House of Errors approached golf the way fashion does best: editorially. The campaign stripped away performance expectations and focused on mood, styling, and narrative. Golf became a reference point rather than the product. And that’s exactly why it worked.

This isn’t about disrespecting tradition it’s about recontextualizing it. Golf’s long history, once seen as exclusive or closed off, now carries a kind of weight that fashion understands. There’s tension in it. Rules. Silence. Structure. Fashion thrives on tension, and golf offers plenty.
What we’re seeing is part of a broader shift. Golf is becoming more visible in spaces it never occupied before: streetwear, music, art, nightlife, editorial shoots. Not because everyone suddenly wants to shoot 72, but because golf’s aesthetics and rituals resonate with a new generation that values identity as much as activity.

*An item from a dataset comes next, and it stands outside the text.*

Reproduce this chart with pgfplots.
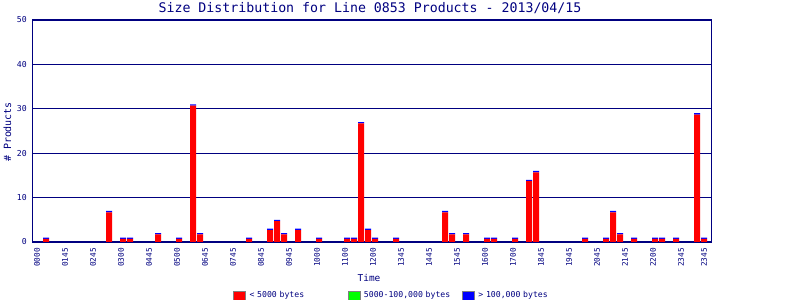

And this is where brands like House of Errors play a crucial role. They don’t ask permission from golf. They don’t try to “fit in.” They engage on their own terms, using golf as a cultural language rather than a rulebook. That confidence signals something important: golf is no longer fragile. It doesn’t need protecting. It’s strong enough to be interpreted, reshaped, even challenged.

For golf purists, this might feel uncomfortable. But culture doesn’t grow by staying still. The same way skateboarding entered luxury fashion, or football shirts became runway pieces, golf is now moving through a similar cycle. Visibility leads to curiosity. Curiosity leads to participation. Participation leads to growth.
House of Errors didn’t make golf clothes.
They made golf visible in a new space.
And that’s the point.
Golf doesn’t lose credibility when fashion plays with it. It gains relevance. And in a world where attention is currency, relevance is everything.
Golf isn’t changing its rules.
But the conversation around it? That’s wide open.